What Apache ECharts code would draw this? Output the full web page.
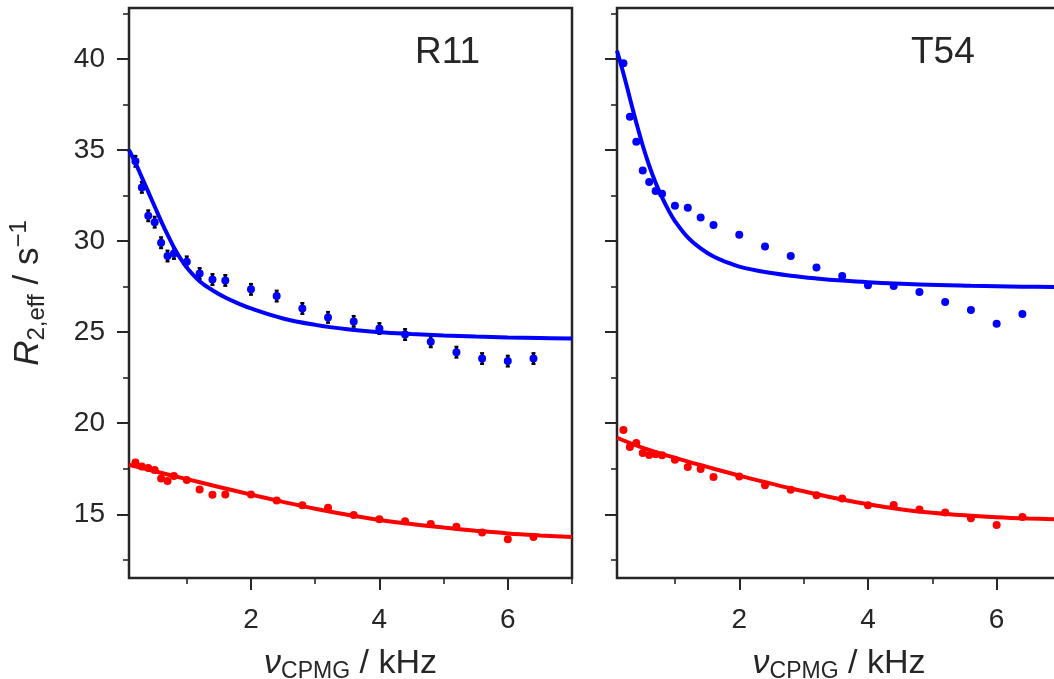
========
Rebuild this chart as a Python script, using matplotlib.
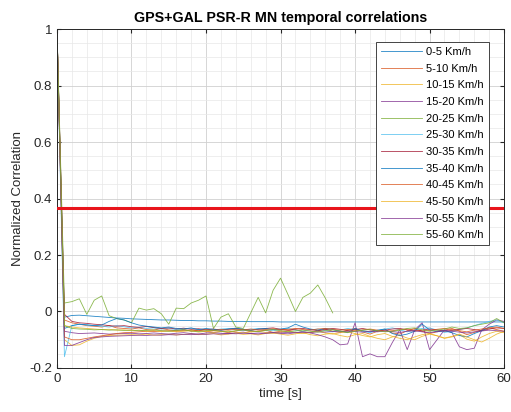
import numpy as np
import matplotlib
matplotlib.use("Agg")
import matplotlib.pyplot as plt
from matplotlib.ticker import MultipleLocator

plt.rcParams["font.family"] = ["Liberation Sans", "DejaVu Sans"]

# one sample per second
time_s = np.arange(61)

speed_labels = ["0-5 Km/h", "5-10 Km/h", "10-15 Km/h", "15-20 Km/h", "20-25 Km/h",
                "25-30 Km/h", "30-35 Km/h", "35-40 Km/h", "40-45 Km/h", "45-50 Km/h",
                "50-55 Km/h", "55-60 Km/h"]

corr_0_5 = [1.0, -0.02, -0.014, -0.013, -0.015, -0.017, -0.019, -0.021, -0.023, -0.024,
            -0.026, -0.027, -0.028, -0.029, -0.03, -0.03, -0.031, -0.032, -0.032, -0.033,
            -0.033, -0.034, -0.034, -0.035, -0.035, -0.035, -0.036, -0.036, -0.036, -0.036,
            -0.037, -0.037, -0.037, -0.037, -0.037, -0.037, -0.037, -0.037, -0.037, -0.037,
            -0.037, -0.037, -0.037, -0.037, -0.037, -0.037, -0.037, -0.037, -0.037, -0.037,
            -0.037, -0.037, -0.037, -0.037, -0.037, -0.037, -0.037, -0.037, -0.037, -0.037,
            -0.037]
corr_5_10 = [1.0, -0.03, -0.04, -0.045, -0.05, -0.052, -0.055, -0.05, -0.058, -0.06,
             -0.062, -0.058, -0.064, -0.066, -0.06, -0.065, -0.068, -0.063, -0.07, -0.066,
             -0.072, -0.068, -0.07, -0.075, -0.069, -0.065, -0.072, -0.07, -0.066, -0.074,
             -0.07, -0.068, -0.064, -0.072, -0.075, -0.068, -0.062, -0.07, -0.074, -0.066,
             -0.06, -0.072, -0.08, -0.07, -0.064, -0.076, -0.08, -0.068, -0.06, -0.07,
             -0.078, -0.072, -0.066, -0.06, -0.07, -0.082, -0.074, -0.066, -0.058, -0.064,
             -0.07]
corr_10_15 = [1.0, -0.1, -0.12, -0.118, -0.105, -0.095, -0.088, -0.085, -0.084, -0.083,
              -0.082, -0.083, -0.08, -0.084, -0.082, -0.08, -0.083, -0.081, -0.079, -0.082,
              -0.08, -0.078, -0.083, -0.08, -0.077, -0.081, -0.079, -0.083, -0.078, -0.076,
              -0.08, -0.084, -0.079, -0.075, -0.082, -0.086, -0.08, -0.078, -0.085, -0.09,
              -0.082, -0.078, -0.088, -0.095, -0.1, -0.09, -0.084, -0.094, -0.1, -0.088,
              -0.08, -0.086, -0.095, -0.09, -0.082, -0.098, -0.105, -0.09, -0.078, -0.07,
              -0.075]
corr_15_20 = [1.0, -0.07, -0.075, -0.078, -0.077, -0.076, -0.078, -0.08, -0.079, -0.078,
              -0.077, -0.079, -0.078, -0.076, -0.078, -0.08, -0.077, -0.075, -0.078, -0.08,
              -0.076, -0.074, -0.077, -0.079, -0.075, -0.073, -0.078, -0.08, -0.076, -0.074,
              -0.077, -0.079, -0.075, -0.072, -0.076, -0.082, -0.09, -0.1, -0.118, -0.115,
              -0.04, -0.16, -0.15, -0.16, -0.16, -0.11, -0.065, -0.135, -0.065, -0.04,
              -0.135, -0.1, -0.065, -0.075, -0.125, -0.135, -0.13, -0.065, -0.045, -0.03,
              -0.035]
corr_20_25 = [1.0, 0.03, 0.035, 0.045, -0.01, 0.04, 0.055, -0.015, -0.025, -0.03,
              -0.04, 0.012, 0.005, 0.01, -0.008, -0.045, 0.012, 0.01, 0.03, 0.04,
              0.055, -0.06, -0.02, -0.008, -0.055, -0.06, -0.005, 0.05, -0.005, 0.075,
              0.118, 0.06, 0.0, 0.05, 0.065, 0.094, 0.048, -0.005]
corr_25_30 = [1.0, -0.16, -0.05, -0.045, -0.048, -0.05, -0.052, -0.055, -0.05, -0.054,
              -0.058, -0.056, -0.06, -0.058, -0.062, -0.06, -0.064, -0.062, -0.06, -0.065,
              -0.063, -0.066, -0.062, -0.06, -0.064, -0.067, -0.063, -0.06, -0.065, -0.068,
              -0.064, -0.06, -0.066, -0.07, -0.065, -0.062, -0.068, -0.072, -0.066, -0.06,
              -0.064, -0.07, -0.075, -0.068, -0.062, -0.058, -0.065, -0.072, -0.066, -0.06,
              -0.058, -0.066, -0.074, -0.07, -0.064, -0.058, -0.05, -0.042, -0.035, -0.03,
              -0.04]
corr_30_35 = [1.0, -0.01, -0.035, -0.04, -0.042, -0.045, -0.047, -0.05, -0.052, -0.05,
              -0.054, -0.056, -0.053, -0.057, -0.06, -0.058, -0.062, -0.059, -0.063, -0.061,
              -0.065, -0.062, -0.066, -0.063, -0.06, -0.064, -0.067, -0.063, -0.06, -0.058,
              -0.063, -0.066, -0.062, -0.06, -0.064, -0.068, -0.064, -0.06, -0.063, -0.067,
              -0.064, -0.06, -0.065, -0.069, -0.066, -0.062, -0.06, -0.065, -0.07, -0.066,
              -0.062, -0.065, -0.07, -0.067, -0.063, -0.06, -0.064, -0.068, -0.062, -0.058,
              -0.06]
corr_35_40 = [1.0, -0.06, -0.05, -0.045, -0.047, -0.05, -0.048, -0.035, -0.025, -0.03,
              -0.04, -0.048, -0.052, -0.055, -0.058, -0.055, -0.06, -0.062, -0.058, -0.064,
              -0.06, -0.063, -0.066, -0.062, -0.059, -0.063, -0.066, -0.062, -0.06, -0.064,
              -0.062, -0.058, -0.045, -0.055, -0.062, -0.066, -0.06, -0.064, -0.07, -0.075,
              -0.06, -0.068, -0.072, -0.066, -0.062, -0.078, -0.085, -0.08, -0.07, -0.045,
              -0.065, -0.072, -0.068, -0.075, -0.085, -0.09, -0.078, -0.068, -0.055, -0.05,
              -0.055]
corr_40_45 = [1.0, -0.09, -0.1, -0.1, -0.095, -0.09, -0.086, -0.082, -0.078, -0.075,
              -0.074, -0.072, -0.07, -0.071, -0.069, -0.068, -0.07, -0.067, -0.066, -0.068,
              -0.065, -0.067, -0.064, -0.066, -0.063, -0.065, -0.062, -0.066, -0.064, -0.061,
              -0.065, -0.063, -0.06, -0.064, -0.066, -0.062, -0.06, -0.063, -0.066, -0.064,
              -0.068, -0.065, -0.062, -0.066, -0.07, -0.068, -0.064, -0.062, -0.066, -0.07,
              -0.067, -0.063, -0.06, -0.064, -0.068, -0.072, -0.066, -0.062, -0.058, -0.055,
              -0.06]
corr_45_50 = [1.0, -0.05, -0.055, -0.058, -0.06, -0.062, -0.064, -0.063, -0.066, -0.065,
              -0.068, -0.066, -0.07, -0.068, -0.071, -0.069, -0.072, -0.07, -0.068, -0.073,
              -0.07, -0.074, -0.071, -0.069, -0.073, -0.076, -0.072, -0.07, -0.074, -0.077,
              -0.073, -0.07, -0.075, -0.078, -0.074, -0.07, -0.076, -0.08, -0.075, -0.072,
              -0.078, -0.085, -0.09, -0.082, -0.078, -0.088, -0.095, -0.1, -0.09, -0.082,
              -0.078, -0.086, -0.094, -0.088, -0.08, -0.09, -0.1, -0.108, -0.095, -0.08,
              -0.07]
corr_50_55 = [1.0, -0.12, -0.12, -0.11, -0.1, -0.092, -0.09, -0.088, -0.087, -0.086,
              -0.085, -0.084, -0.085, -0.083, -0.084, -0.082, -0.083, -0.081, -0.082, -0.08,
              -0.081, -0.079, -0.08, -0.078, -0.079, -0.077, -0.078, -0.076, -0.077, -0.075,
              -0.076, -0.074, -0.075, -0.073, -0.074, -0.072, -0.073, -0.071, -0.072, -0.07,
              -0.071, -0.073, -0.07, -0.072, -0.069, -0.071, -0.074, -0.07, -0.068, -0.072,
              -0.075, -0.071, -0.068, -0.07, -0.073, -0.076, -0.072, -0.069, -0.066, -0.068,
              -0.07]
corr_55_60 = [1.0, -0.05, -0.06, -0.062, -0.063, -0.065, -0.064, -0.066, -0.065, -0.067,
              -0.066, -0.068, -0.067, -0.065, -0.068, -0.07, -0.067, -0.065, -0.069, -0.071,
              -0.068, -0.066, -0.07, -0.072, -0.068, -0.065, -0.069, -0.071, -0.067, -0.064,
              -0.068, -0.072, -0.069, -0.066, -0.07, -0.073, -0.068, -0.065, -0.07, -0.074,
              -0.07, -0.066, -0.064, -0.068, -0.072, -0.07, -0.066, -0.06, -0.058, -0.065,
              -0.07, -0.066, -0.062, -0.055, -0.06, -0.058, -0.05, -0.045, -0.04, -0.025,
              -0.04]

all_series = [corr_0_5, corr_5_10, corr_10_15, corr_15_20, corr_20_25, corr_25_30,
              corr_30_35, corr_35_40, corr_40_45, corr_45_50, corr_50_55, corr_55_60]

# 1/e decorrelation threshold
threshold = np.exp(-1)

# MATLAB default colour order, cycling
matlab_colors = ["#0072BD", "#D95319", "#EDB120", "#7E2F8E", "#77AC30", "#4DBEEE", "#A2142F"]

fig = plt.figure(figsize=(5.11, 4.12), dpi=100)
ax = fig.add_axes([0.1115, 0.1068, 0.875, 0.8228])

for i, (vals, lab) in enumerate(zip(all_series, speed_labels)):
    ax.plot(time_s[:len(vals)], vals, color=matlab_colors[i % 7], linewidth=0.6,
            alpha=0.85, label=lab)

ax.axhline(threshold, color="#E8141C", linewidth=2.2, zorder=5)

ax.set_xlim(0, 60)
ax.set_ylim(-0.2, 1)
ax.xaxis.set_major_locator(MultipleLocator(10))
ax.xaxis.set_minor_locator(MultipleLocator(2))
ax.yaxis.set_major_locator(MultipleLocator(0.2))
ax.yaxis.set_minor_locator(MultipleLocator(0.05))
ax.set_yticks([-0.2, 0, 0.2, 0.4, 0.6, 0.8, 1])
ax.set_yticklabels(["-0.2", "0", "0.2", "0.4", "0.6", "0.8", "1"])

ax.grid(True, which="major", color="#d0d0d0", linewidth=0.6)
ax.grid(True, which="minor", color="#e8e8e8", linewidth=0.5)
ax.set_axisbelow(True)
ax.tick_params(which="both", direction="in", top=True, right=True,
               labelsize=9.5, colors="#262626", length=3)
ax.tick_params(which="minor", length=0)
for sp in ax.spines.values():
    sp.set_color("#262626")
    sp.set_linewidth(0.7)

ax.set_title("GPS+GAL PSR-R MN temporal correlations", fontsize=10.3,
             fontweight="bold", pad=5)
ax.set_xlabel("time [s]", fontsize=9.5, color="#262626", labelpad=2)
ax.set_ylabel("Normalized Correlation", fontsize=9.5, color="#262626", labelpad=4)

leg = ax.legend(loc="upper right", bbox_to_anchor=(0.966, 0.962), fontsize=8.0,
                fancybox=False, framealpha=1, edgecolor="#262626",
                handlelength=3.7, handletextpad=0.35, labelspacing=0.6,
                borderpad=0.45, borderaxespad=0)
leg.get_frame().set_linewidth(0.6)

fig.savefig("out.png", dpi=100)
========
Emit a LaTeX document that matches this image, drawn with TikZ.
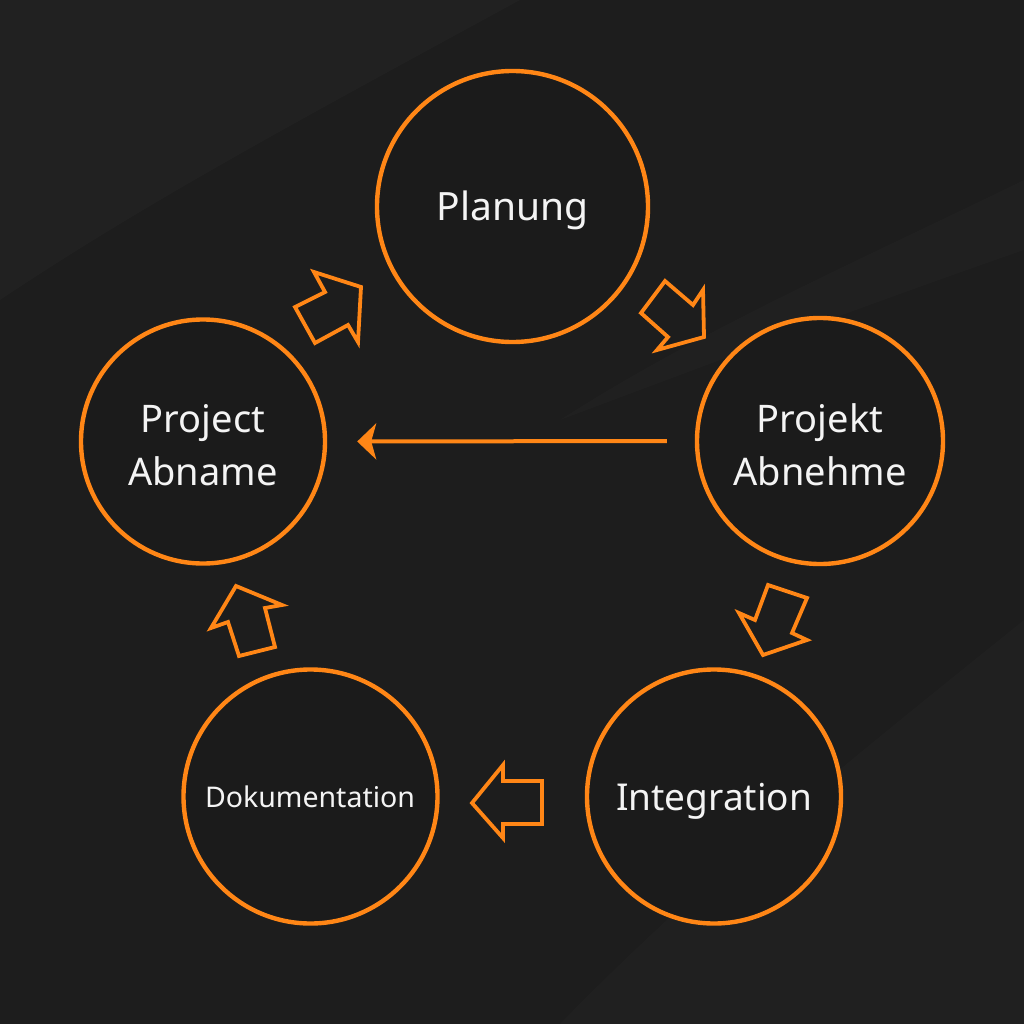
========
• Stated goal: Set down the lines running from the one with "Rebuild this chart" through the one with "time_s = np.arange(61)", both ends kept, exactly and with no pictures.

• Solution:
Rebuild this chart as a Python script, using matplotlib.
import numpy as np
import matplotlib
matplotlib.use("Agg")
import matplotlib.pyplot as plt
from matplotlib.ticker import MultipleLocator

plt.rcParams["font.family"] = ["Liberation Sans", "DejaVu Sans"]

# one sample per second
time_s = np.arange(61)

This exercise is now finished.